The final bill approved on April 13 was touted as a compromise between city and county advocates who prefer land-use decisions be made at a local level and building industry members who view more housing as a way to improve affordability – particularly in the central Puget Sound region.

“One thing that we’ve heard loud and clear from every single stakeholder is that we need more options out there; this bill is designed to incentivize cities to build more,” Sen. Patty Kuderer (D-48) said on April 13. “We feel that this is a terrific path forward and that it will increase the density.”

ESSHB 1923 was introduced to provide cities with a “menu” of policy options to increase housing. However, before it was approved lawmakers scrubbed much of the mandatory language that appeared in prior versions of the bill, such as requiring that cities take certain actions depending on population size. It also removed provisions for cities related to parking space requirements for different types of residential dwelling units.

Another section of the bill exempts land-use policies and ordinances from appeals under GMA and SEPA through April 1, 2021.

“It’s not often that we have these competing interest groups all saying ‘yes’ to this bill,” Sen. Guy Palumbo (D-1) told colleagues on the Senate floor. “We really do feel that a lot of the cities are going to take advantage of this. I hope next year when we come back, we’re going to find that a lot of our big cities are already underway in parts of this bill.”

As part of the law, the Washington Center for Real Estate Research will have to complete a report by October 2020 that examines actions taken by cities to increase residential building capacity. The state Department of Commerce is also authorized to give grants of $100,000 or more for applications with “extraordinary potential” to either boost the housing supply or streamline pertinent regulations.

Although he voted in favor of the bill, Sen. Hans Zeiger (R-25) noted opposition within his party to the bill due to a provision creating a $2.50-per document record fee charged by the county auditor. “This is on top of significant increases to the document recording fee that we have seen in recent years, he said.

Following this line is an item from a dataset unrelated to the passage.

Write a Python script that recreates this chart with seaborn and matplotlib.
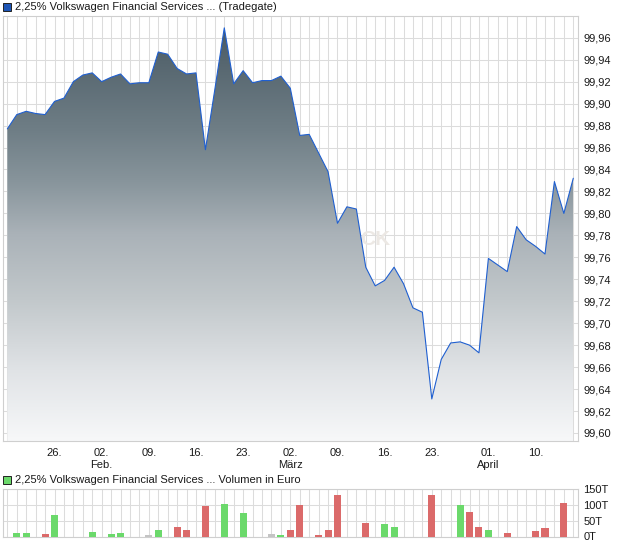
import numpy as np
import matplotlib
matplotlib.use("Agg")
import matplotlib.pyplot as plt
from matplotlib.colors import LinearSegmentedColormap
from matplotlib.patches import Rectangle, Polygon
import seaborn as sns

# trading day index 0..60 (Jan 19 .. Apr 16)
days = list(range(61))
price = [99.877, 99.890, 99.893, 99.891, 99.890, 99.902, 99.905, 99.920, 99.926, 99.928,
         99.920, 99.924, 99.927, 99.918, 99.919, 99.919, 99.947, 99.945, 99.932, 99.927,
         99.928, 99.858, 99.913, 99.969, 99.918, 99.930, 99.919, 99.921, 99.921, 99.925,
         99.914, 99.871, 99.872, 99.855, 99.838, 99.791, 99.806, 99.804, 99.751, 99.734,
         99.739, 99.751, 99.736, 99.714, 99.710, 99.631, 99.667, 99.682, 99.683, 99.680,
         99.673, 99.759, 99.753, 99.747, 99.788, 99.776, 99.770, 99.763, 99.829, 99.800,
         99.832]

vol_days = [1, 2, 4, 5, 9, 11, 12, 15, 16, 18, 19, 21, 23, 25, 28, 29, 30, 31,
            33, 34, 35, 38, 40, 41, 45, 48, 49, 50, 51, 53, 56, 57, 59]
vol_values = [11.5, 11.5, 8, 69, 14.5, 8, 11.5, 5, 21, 31, 21, 98, 104, 75, 8, 5, 21, 101,
              5, 21, 133, 43, 40, 31, 133, 101, 78, 31, 21, 11.5, 18, 27, 107]
vol_dir = ["up", "up", "down", "up", "up", "up", "up", "flat", "up", "down", "down", "down",
           "up", "up", "flat", "up", "down", "down",
           "down", "down", "down", "down", "up", "up", "down", "up", "down", "down", "up",
           "down", "down", "down", "down"]

tick_days = [5, 10, 15, 20, 25, 30, 35, 40, 45, 51, 56]
tick_labels = ["26.", "02.\nFeb.", "09.", "16.", "23.", "02.\nMärz", "09.", "16.", "23.",
               "01.\nApril", "10."]
price_ticks = [99.60, 99.62, 99.64, 99.66, 99.68, 99.70, 99.72, 99.74, 99.76, 99.78,
               99.80, 99.82, 99.84, 99.86, 99.88, 99.90, 99.92, 99.94, 99.96]
vol_ticks = [0, 50, 100, 150]
vol_tick_labels = ["0T", "50T", "100T", "150T"]

title_price = "2,25% Volkswagen Financial Services ... (Tradegate)"
title_vol = "2,25% Volkswagen Financial Services ... Volumen in Euro"

sns.set_style("white")
plt.rcParams['font.family'] = ['Liberation Sans', 'DejaVu Sans']

GRID = '#dcdcdc'
SPINE = '#cfcfcf'
TXT = '#1a1a1a'

W, H = 620, 546
fig = plt.figure(figsize=(6.2, 5.46), dpi=100)
ax = fig.add_axes([3 / W, 1 - 441 / H, 575 / W, 425 / H])
axv = fig.add_axes([3 / W, 1 - 536.5 / H, 575 / W, 47.2 / H])

x_lo, x_hi = -0.46, 60.5
y_lo, y_hi = 99.5927, 99.9798

# --- price panel
ax.set_xlim(x_lo, x_hi)
ax.set_ylim(y_lo, y_hi)
ax.set_axisbelow(True)

grad_cmap = LinearSegmentedColormap.from_list(
    "slate", [(0.0, '#f7f8f9'), (0.17, '#e0e3e6'), (0.34, '#c2c8cb'), (0.5, '#aab2b8'),
              (0.63, '#87949b'), (0.75, '#6f7e86'), (0.92, '#56666f'), (1.0, '#4a5a65')])
verts = [(days[0], y_lo)] + list(zip(days, price)) + [(days[-1], y_lo)]
clip = Polygon(verts, closed=True, facecolor='none', edgecolor='none')
ax.add_patch(clip)
grad = np.linspace(0, 1, 256).reshape(-1, 1)
im = ax.imshow(grad, extent=[days[0], days[-1], y_lo, max(price)], origin='lower',
               cmap=grad_cmap, aspect='auto', zorder=2, interpolation='bilinear')
im.set_clip_path(clip)

# faint watermark, mostly hidden behind the area
ax.text(39.0, 99.776, "CK", color='#ece8e4', fontsize=15, fontweight='bold',
        ha='center', va='center', zorder=1.5)

sns.lineplot(x=days, y=price, ax=ax, color='#1f5fd0', lw=0.8, zorder=4)

ax.set_xticks(tick_days)
ax.set_xticklabels(tick_labels, fontsize=8, color=TXT, linespacing=1.25)
ax.set_xticks(days, minor=True)
ax.set_yticks(price_ticks)
ax.set_yticklabels([f"{v:.2f}".replace('.', ',') for v in price_ticks], fontsize=8, color=TXT)
ax.yaxis.tick_right()
ax.tick_params(axis='y', which='both', length=0, pad=4)
ax.tick_params(axis='x', which='both', length=2, width=0.75, color=SPINE, pad=3)
ax.grid(True, which='both', axis='x', color=GRID, lw=0.75)
ax.grid(True, which='major', axis='y', color=GRID, lw=0.75)
ax.set_xlabel("")
ax.set_ylabel("")
for s in ax.spines.values():
    s.set_color(SPINE)
    s.set_linewidth(0.8)

# --- volume panel
sns.barplot(x=vol_days, y=vol_values, hue=vol_dir, ax=axv, native_scale=True, dodge=False,
            palette={"up": '#6bd96b', "down": '#db6a6a', "flat": '#c4c4c4'},
            width=0.75, errorbar=None, legend=False, saturation=1, linewidth=0, zorder=3)
axv.set_xlim(x_lo, x_hi)
axv.set_ylim(0, 150)
axv.set_axisbelow(True)
axv.set_xticks(days)
axv.set_xticklabels([])
axv.set_yticks(vol_ticks)
axv.set_yticklabels(vol_tick_labels, fontsize=8, color=TXT)
axv.yaxis.tick_right()
axv.tick_params(axis='both', which='both', length=0)
axv.tick_params(axis='y', pad=4)
axv.grid(True, axis='both', color=GRID, lw=0.75)
axv.set_xlabel("")
axv.set_ylabel("")
for s in axv.spines.values():
    s.set_color(SPINE)
    s.set_linewidth(0.8)

# --- panel headers
fig.patches.append(Rectangle((3 / W, 1 - 10.5 / H), 8 / W, 8 / H, transform=fig.transFigure,
                             facecolor='#1d55b5', edgecolor='#222222', lw=0.7))
fig.text(15 / W, 1 - 6.5 / H, title_price, fontsize=8, color=TXT, va='center', ha='left')
fig.patches.append(Rectangle((3 / W, 1 - 484 / H), 8 / W, 8 / H, transform=fig.transFigure,
                             facecolor='#6bd96b', edgecolor='#222222', lw=0.7))
fig.text(15 / W, 1 - 480 / H, title_vol, fontsize=8, color=TXT, va='center', ha='left')

fig.savefig("out.png", dpi=100, facecolor='white')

“All in all…this is a well- worked bill…that responds to a real need that is out there, namely the growth that we are seeing in our state,” he added. “But I think in the long run this has to be the beginning of a conversation about the Growth Management Act, rather than thinking that we can be satisfied with this policy here today. We can’t solve all of our growth management issues by thinking that somehow we’ll pack everybody into the existing spaces that we’ve set aside for urban growth.”